Cette approche a le mérite de reconnaître la contribution historique des agriculteurs à l’amélioration génétique des semences dans un langage, celui des droits, intelligible de la communauté internationale. Mais elle comporte aussi un danger : les droits des agriculteurs – parce qu’ils impliquent un savoir collectif plutôt qu’individuel, et une contribution historique autant que contemporaine – se révèlent particulièrement difficiles à matérialiser. En ne contestant pas la légitimité des droits des sélectionneurs, cette approche risque de légitimer ces derniers sans d’autre part leur opposer de contrepoids significatif.
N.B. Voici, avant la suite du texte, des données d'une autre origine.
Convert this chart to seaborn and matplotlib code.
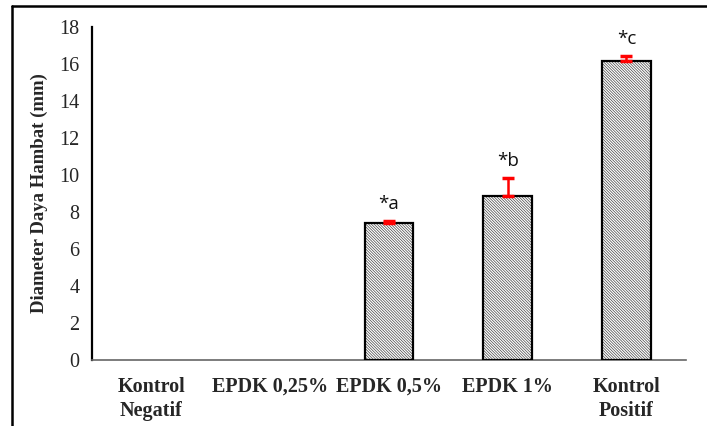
import matplotlib
matplotlib.use("Agg")
import matplotlib.pyplot as plt
import seaborn as sns
import pandas as pd
import numpy as np
from matplotlib.lines import Line2D
from matplotlib.patches import Rectangle

# data
categories = ["Kontrol\nNegatif", "EPDK 0,25%", "EPDK 0,5%", "EPDK 1%", "Kontrol\nPositif"]
diameter = [0.0, 0.0, 7.38, 8.85, 16.17]
err_up = [0.0, 0.0, 0.14, 1.0, 0.28]
notes = ["", "", "*a", "*b", "*c"]
y_ticks = [0, 2, 4, 6, 8, 10, 12, 14, 16, 18]

df = pd.DataFrame({"kelompok": categories, "diameter": diameter})

sns.set_style("white")
plt.rcParams["font.family"] = ["Liberation Serif", "DejaVu Serif"]
plt.rcParams["hatch.linewidth"] = 0.5

fig = plt.figure(figsize=(7.07, 4.26), dpi=100)
ax = fig.add_axes([0.130, 0.155, 0.840, 0.782])

sns.barplot(data=df, x="kelompok", y="diameter", color="white", width=0.41,
            edgecolor="#444444", linewidth=0, ax=ax)

bars = list(ax.patches)
for p in bars:
    p.set_hatch("\\" * 12)
    if p.get_height() > 0:
        ax.add_patch(Rectangle(p.get_xy(), p.get_width(), p.get_height(),
                               fill=False, edgecolor="black", linewidth=1.6, zorder=3))

centers = [p.get_x() + p.get_width() / 2 for p in bars]
lower = np.zeros(len(err_up))
shown = [i for i, v in enumerate(diameter) if v > 0]
ax.errorbar([centers[i] for i in shown], [diameter[i] for i in shown],
            yerr=[lower[shown], [err_up[i] for i in shown]],
            fmt="none", ecolor="red", elinewidth=1.8, capsize=4, capthick=2.5, zorder=4)

for i in shown:
    ax.text(centers[i], diameter[i] + err_up[i] + 0.4, notes[i], ha="center", va="bottom",
            fontsize=13.5, family=["Open Sans", "DejaVu Sans"], color="#111111")

ax.set_ylim(0, 18)
ax.set_xlim(-0.5, len(categories) - 0.5)
ax.set_yticks(y_ticks)
ax.set_yticklabels([str(t) for t in y_ticks], fontsize=14.5)
ax.set_xticks(range(len(categories)))
ax.set_xticklabels(categories, fontsize=14.5, fontweight="bold", linespacing=1.3)
ax.set_xticks(np.arange(-0.5, len(categories), 1.0), minor=True)
ax.tick_params(axis="x", which="major", length=0, pad=12)
ax.tick_params(axis="x", which="minor", length=7, width=1.0, color="#555555", direction="out")
ax.tick_params(axis="y", length=5, width=1.5, color="black", direction="out", pad=4)

ax.set_xlabel("")
ax.set_ylabel("Diameter Daya Hambat (mm)", fontsize=13.5, fontweight="bold", labelpad=8)

for s in ["top", "right"]:
    ax.spines[s].set_visible(False)
ax.spines["left"].set_color("black")
ax.spines["left"].set_linewidth(1.6)
ax.spines["bottom"].set_color("#666666")
ax.spines["bottom"].set_linewidth(1.2)

# frame drawn around the picture (top and left visible)
fig.add_artist(Line2D([0.017, 1.0], [0.986, 0.986], transform=fig.transFigure, color="black", linewidth=1.8))
fig.add_artist(Line2D([0.017, 0.017], [0.0, 0.986], transform=fig.transFigure, color="black", linewidth=1.8))

fig.savefig("out.png", dpi=100)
En somme, le « droit aux semences » des agriculteurs n’est reconnu que dans la mesure où ces derniers acceptent que les semences soient traitées en tant que capital.
Une rhétorique mouvante
L’industrie ayant constamment cherché à minimiser les risques de contamination génétique posés par les semences transgéniques, il est paradoxal que la stérilisation des semences soit aujourd’hui présentée comme une solution au problème de la pollution génétique. Il est également ironique de s’en remettre à la stérilisation génétique des semences pour contrôler des problèmes de contamination eux-mêmes issus en premier lieu de la modification génétique des semences… Loin de représenter une forme de « confinement biologique », la stérilisation génétique des semences pose elle-même le risque que ce trait soit transmis à d’autres plantes. Elle menace également d’entraîner la disparition de semences traditionnelles hautement adaptées à des conditions locales spécifiques. Finalement, la stérilisation génétique des semences représente une menace à la sécurité alimentaire des quelques 1,4 milliard de personnes qui dépendent de leur capacité de conserver leurs semences d’une année à l’autre. Le problème à l’heure actuelle est que la logique guidant le développement de ces nouvelles technologies est celle de la productivité et du profit, une logique aveugle à toute considération sociale ou environnementale. Terminator en est l’illustration patente.
[1] Monsanto s’est depuis hissé au premier rang mondial des compagnies de semences. Au terme d’un important processus de fusions et d’acquisitions, dix compagnies contrôlent aujourd’hui 50 % du marché mondial des semences.
[2] Au moment de mettre sous presse, la conférence n’avait pas encore eu lieu. Pour savoir ce qui est advenu du moratoire, consulter lesite officiel de la Convention sur la diversité biologique : www.biodiv.org.
[3] Des chercheurs ont récemment remis en question la productivité accrue des semences hybrides.